## WHAT IS REQUIRED:
Reproduce nothing but the lines from the one with "Convert this chart" through the one with "import * as", exactly and with both ends. Omit pictures.

## EXTRACTED MATERIAL:
◆ ◆ ◆
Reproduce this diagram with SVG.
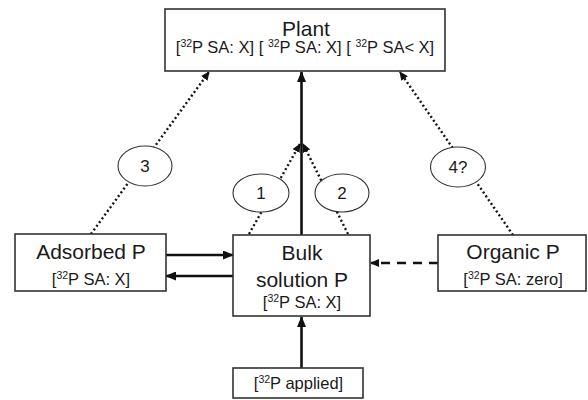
<svg xmlns="http://www.w3.org/2000/svg" width="588" height="400" viewBox="0 0 588 400">
  <style>
    .box { fill: #fff; stroke: #333; stroke-width: 1.6; }
    .oval { fill: #fff; stroke: #333; stroke-width: 1.1; }
    .t { font-family: "Liberation Sans", Arial, sans-serif; fill: #1a1a1a; text-anchor: middle; }
    .big { font-size: 21px; }
    .small { font-size: 16.5px; }
    .num { font-size: 17px; }
    .sup { font-size: 10.5px; }
    .solid { stroke: #111; stroke-width: 2.6; fill: none; }
    .dot { stroke: #111; stroke-width: 2.4; fill: none; stroke-dasharray: 2 2.6; }
    .dash { stroke: #111; stroke-width: 2.6; fill: none; stroke-dasharray: 9 7; }
  </style>
  <defs>
    <marker id="head" markerUnits="userSpaceOnUse" markerWidth="11" markerHeight="9" refX="10" refY="4.5" orient="auto">
      <path d="M0,0 L11,4.5 L0,9 z" fill="#111"/>
    </marker>
    <marker id="headSm" markerUnits="userSpaceOnUse" markerWidth="9" markerHeight="8" refX="8" refY="4" orient="auto">
      <path d="M0,0 L9,4 L0,8 z" fill="#111"/>
    </marker>
  </defs>

  <!-- connectors -->
  <g id="connectors">
    <!-- bulk solution to plant -->
    <line class="solid" x1="301.5" y1="235" x2="301.5" y2="72" marker-end="url(#head)"/>
    <!-- pathways 1 and 2 joining below the plant -->
    <line class="dot" x1="249" y1="234" x2="300" y2="144" marker-end="url(#headSm)"/>
    <line class="dot" x1="348" y1="234" x2="303" y2="144" marker-end="url(#headSm)"/>
    <!-- pathway 3: adsorbed P to plant -->
    <line class="dot" x1="91" y1="234" x2="209" y2="72" marker-end="url(#headSm)"/>
    <!-- pathway 4: organic P to plant -->
    <line class="dot" x1="513" y1="235" x2="400" y2="72" marker-end="url(#headSm)"/>
    <!-- exchange between adsorbed and bulk solution -->
    <line class="solid" x1="166" y1="255" x2="233" y2="255" marker-end="url(#head)"/>
    <line class="solid" x1="233" y1="276" x2="166" y2="276" marker-end="url(#head)"/>
    <!-- organic P to bulk solution -->
    <line class="dash" x1="438" y1="263" x2="371" y2="263" marker-end="url(#headSm)"/>
    <!-- applied label to bulk solution -->
    <line class="solid" x1="301.5" y1="368" x2="301.5" y2="317" marker-end="url(#head)"/>
  </g>

  <g id="plant">
    <rect class="box" x="165" y="9" width="280" height="62"/>
    <text class="t big" x="306" y="36">Plant</text>
    <text class="t small" x="305" y="53">[<tspan class="sup" dy="-6">32</tspan><tspan dy="6">P SA: X] [ </tspan><tspan class="sup" dy="-6">32</tspan><tspan dy="6">P SA: X] [ </tspan><tspan class="sup" dy="-6">32</tspan><tspan dy="6">P SA&lt; X]</tspan></text>
  </g>

  <g id="adsorbed">
    <rect class="box" x="15" y="234" width="151" height="57"/>
    <text class="t big" x="91" y="259">Adsorbed P</text>
    <text class="t small" x="91" y="285">[<tspan class="sup" dy="-6">32</tspan><tspan dy="6">P SA: X]</tspan></text>
  </g>

  <g id="bulk">
    <rect class="box" x="233" y="235" width="137" height="81"/>
    <text class="t big" x="302" y="260">Bulk</text>
    <text class="t big" x="302" y="287">solution P</text>
    <text class="t small" x="302" y="308">[<tspan class="sup" dy="-6">32</tspan><tspan dy="6">P SA: X]</tspan></text>
  </g>

  <g id="organic">
    <rect class="box" x="438" y="235" width="148" height="56"/>
    <text class="t big" x="513" y="259">Organic P</text>
    <text class="t small" x="513" y="285">[<tspan class="sup" dy="-6">32</tspan><tspan dy="6">P SA: zero]</tspan></text>
  </g>

  <g id="applied">
    <rect class="box" x="233" y="368" width="130" height="30"/>
    <text class="t small" x="298.5" y="389">[<tspan class="sup" dy="-6">32</tspan><tspan dy="6">P applied]</tspan></text>
  </g>

  <g id="path1">
    <ellipse class="oval" cx="261" cy="193" rx="28" ry="19"/>
    <text class="t num" x="261" y="199">1</text>
  </g>
  <g id="path2">
    <ellipse class="oval" cx="342" cy="193" rx="27" ry="19"/>
    <text class="t num" x="342" y="199">2</text>
  </g>
  <g id="path3">
    <ellipse class="oval" cx="145" cy="166" rx="27" ry="20"/>
    <text class="t num" x="145" y="172">3</text>
  </g>
  <g id="path4">
    <ellipse class="oval" cx="458" cy="167" rx="27.5" ry="20"/>
    <text class="t num" x="458" y="173">4?</text>
  </g>
</svg>
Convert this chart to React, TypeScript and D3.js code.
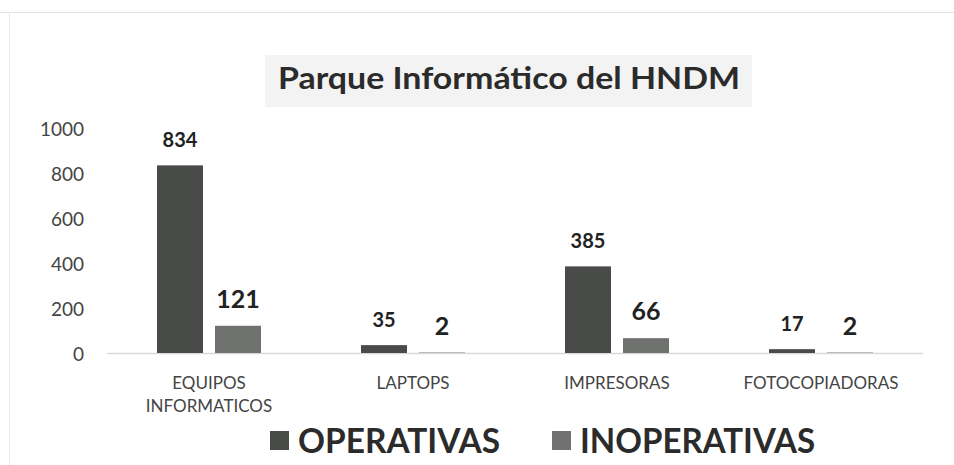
import React from "react";
import * as d3 from "d3";

const categories = ["EQUIPOS INFORMATICOS", "LAPTOPS", "IMPRESORAS", "FOTOCOPIADORAS"];
const categoryLines = [["EQUIPOS", "INFORMATICOS"], ["LAPTOPS"], ["IMPRESORAS"], ["FOTOCOPIADORAS"]];
const seriesNames = ["OPERATIVAS", "INOPERATIVAS"];
const operativas = [834, 35, 385, 17];
const inoperativas = [121, 2, 66, 2];
const yTicks = [0, 200, 400, 600, 800, 1000];
const title = "Parque Informático del HNDM";

const W = 954;
const H = 465;
const colors = ["#494b49", "#707270"];
const labelSize = [20, 25];
const labelGap = [18, 18];

export default function App() {
  const x = d3.scaleBand<string>().domain(categories).range([107, 923]).padding(0);
  const bw = x.bandwidth();
  const xi = d3
    .scaleBand<string>()
    .domain(seriesNames)
    .range([bw / 2 - 52, bw / 2 + 52])
    .paddingInner(12 / 58)
    .paddingOuter(0);
  const y = d3.scaleLinear().domain([0, 1000]).range([353, 128]);
  const series = [operativas, inoperativas];
  const font = "Lato, 'Open Sans', sans-serif";

  return (
    <svg
      width={W}
      height={H}
      style={{ position: "absolute", left: 0, top: 0, background: "#fff" }}
      fontFamily={font}
    >
      <rect x={0} y={0} width={W} height={H} fill="#fff" />
      {/* faint frame */}
      <line x1={0} x2={W} y1={12.5} y2={12.5} stroke="#e4e4e4" />
      <line x1={9.5} x2={9.5} y1={12} y2={H} stroke="#e8e8e8" />
      {/* title */}
      <rect x={265} y={55} width={487} height={52} fill="#f3f3f3" />
      <text
        x={509}
        y={89}
        textAnchor="middle"
        fontSize={31}
        fontWeight={700}
        fill="#2b2b2b"
        textLength={462}
        lengthAdjust="spacingAndGlyphs"
      >
        {title}
      </text>
      {/* y ticks */}
      {yTicks.map((t) => (
        <text
          key={t}
          x={84}
          y={y(t)}
          textAnchor="end"
          dominantBaseline="central"
          fontSize={19}
          fill="#444"
        >
          {t}
        </text>
      ))}
      {/* axis line */}
      <line x1={107} x2={923} y1={y(0) + 0.5} y2={y(0) + 0.5} stroke="#d9d9d9" strokeWidth={1.5} />
      {/* bars */}
      {categories.map((c, i) => (
        <g key={c} transform={`translate(${x(c)},0)`}>
          {seriesNames.map((s, k) => {
            const v = series[k][i];
            const bx = xi(s)!;
            return (
              <g key={s}>
                <rect
                  x={bx}
                  y={y(v)}
                  width={xi.bandwidth()}
                  height={Math.max(y(0) - y(v), 0)}
                  fill={colors[k]}
                />
                <text
                  x={bx + xi.bandwidth() / 2}
                  y={y(v) - labelGap[k]}
                  textAnchor="middle"
                  fontSize={labelSize[k]}
                  fontWeight={700}
                  fill="#222"
                >
                  {v}
                </text>
              </g>
            );
          })}
          {categoryLines[i].map((ln, j) => (
            <text
              key={ln}
              x={bw / 2}
              y={382 + j * 23}
              textAnchor="middle"
              dominantBaseline="central"
              fontSize={17}
              fill="#444"
            >
              {ln}
            </text>
          ))}
        </g>
      ))}
      {/* legend */}
      {seriesNames.map((s, k) => {
        const lx = [270, 552][k];
        const tl = [202, 235][k];
        return (
          <g key={s}>
            <rect x={lx} y={431} width={19} height={19} fill={colors[k]} />
            <text
              x={lx + 28}
              y={453}
              fontSize={35}
              fontWeight={700}
              fill="#2b2b2b"
              textLength={tl}
              lengthAdjust="spacingAndGlyphs"
            >
              {s}
            </text>
          </g>
        );
      })}
    </svg>
  );
}
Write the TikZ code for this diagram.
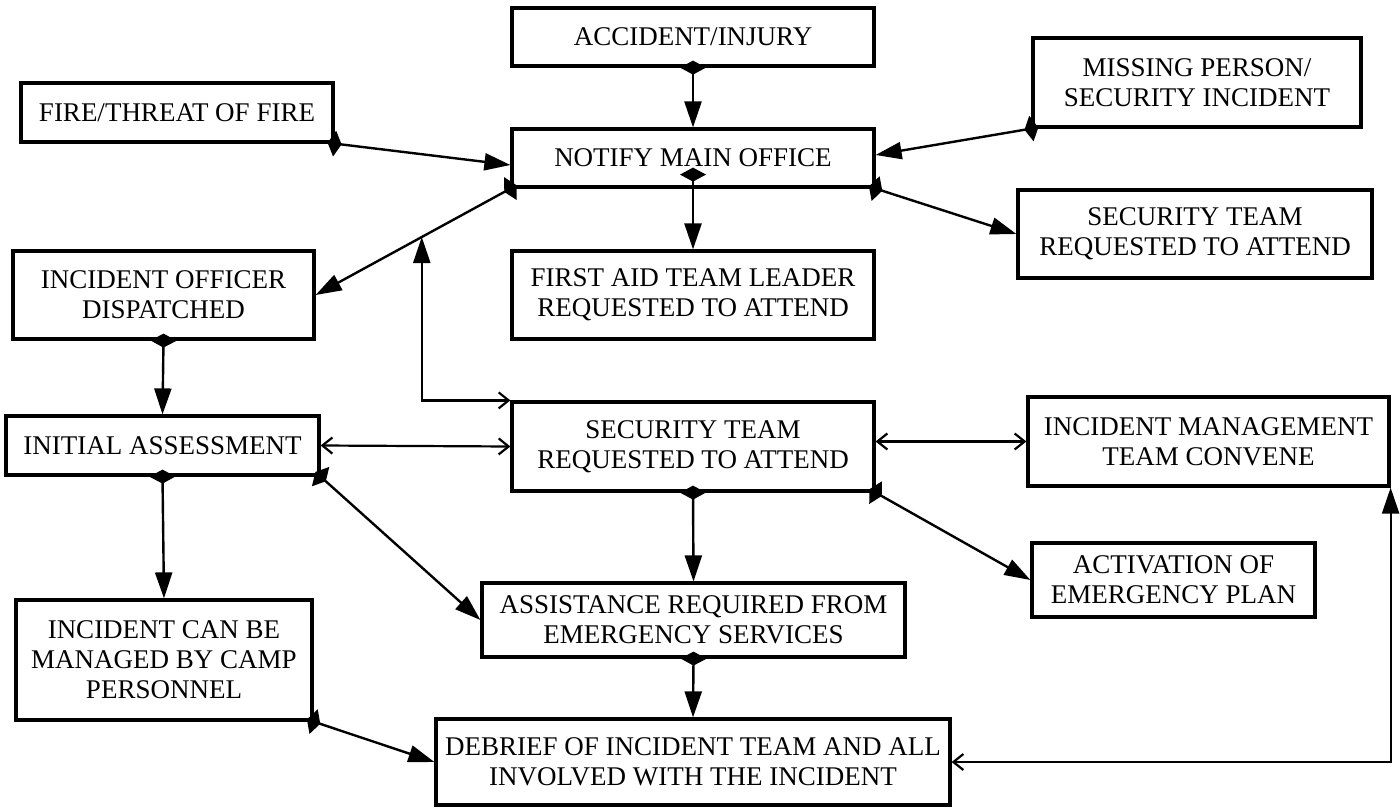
\documentclass[tikz,border=0pt]{standalone}
\usepackage{fontspec}
\setmainfont{Liberation Serif}
\usepackage{tikz}
\usetikzlibrary{arrows.meta}

\begin{document}
\begin{tikzpicture}[x=0.5pt, y=-0.5pt,
  font=\fontsize{13.5}{15}\selectfont,
  box/.style={draw, line width=1.6pt, align=center, inner sep=0pt},
  link/.style={line width=1.2pt, shorten <=-3.5pt,
    arrows={Diamond[length=7pt,width=13pt]-Triangle[length=13pt,width=8.5pt]}},
  both/.style={line width=1.1pt,
    arrows={Straight Barb[length=5pt,width=8pt]-Straight Barb[length=5pt,width=8pt]}}]
\useasboundingbox (0,0) rectangle (1400,807);
\node[box, minimum width=181pt, minimum height=29pt] (accident) at (693,37) {ACCIDENT/INJURY};
\node[box, minimum width=156pt, minimum height=29.5pt] (fire) at (177,112.5) {FIRE/THREAT OF FIRE};
\node[box, minimum width=181pt, minimum height=29pt] (notify) at (693,158) {NOTIFY MAIN OFFICE};
\node[box, minimum width=164pt, minimum height=44.5pt] (missing) at (1197,82.5) {MISSING PERSON/\\SECURITY INCIDENT};
\node[box, minimum width=177pt, minimum height=44pt] (sectop) at (1195,234) {SECURITY TEAM\\REQUESTED TO ATTEND};
\node[box, minimum width=150.5pt, minimum height=44pt] (officer) at (163.5,295) {INCIDENT OFFICER\\DISPATCHED};
\node[box, minimum width=181pt, minimum height=44pt] (firstaid) at (693,295) {FIRST AID TEAM LEADER\\REQUESTED TO ATTEND};
\node[box, minimum width=156.5pt, minimum height=29.5pt] (initial) at (162.5,445.5) {INITIAL ASSESSMENT};
\node[box, minimum width=181pt, minimum height=44.5pt] (secmid) at (693,446.5) {SECURITY TEAM\\REQUESTED TO ATTEND};
\node[box, minimum width=180.5pt, minimum height=44.5pt] (imt) at (1208.5,441.5) {INCIDENT MANAGEMENT\\TEAM CONVENE};
\node[box, minimum width=148pt, minimum height=60pt] (camp) at (164,660) {INCIDENT CAN BE\\MANAGED BY CAMP\\PERSONNEL};
\node[box, minimum width=211.5pt, minimum height=37pt] (assist) at (693.5,620) {ASSISTANCE REQUIRED FROM\\EMERGENCY SERVICES};
\node[box, minimum width=141.5pt, minimum height=37pt] (activation) at (1173.5,580) {ACTIVATION OF\\EMERGENCY PLAN};
\node[box, minimum width=257pt, minimum height=43pt] (debrief) at (693,762) {DEBRIEF OF INCIDENT TEAM AND ALL\\INVOLVED WITH THE INCIDENT};
\draw[link] (accident.south) -- (notify.north);
\draw[link] (fire.south east) -- ([yshift=-3.5pt]notify.west);
\draw[link] (missing.south west) -- ([yshift=1.5pt]notify.east);
\draw[link] (notify.south east) -- (sectop.west);
\draw[link] (notify.south west) -- coordinate[pos=0.455] (tap) (officer.east);
\draw[link] ([yshift=7pt]notify.south) -- (firstaid.north);
\draw[line width=1.1pt, arrows={Triangle[length=13pt,width=8.5pt]-Straight Barb[length=5pt,width=8pt]}]
  (tap) -- (tap |- secmid.north west) -- (secmid.north west);
\draw[link] (officer.south) -- (initial.north);
\draw[both] (initial.east) -- (secmid.west);
\draw[link] (initial.south) -- (camp.north);
\draw[link] (initial.south east) -- (assist.west);
\draw[link] (secmid.south) -- (assist.north);
\draw[both] (imt.west -| secmid.east) -- (imt.west);
\draw[link] (secmid.south east) -- (activation.west);
\draw[link] (assist.south) -- (debrief.north);
\draw[link] (camp.south east) -- (debrief.west);
\draw[line width=1.1pt, arrows={Straight Barb[length=5pt,width=8pt]-Triangle[length=13pt,width=8.5pt]}]
  (debrief.east) -- (imt.south east |- debrief.east) -- (imt.south east);
\end{tikzpicture}
\end{document}
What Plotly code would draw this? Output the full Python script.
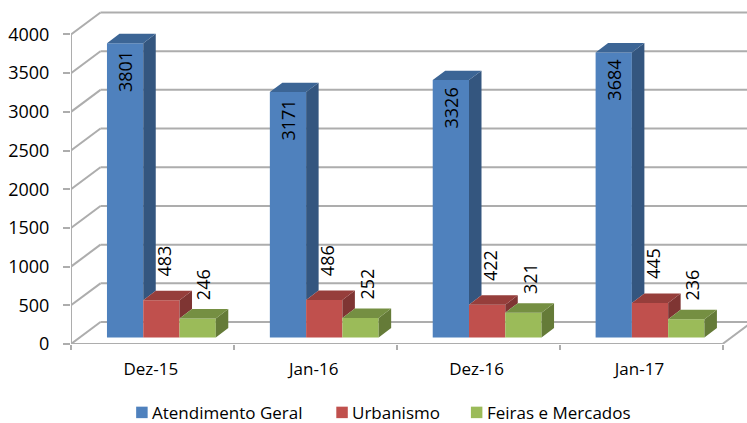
◆ ◆ ◆
## SOLUTION BELOW:
Convert this chart to React, TypeScript and D3.js code.
import React from "react";
import * as d3 from "d3";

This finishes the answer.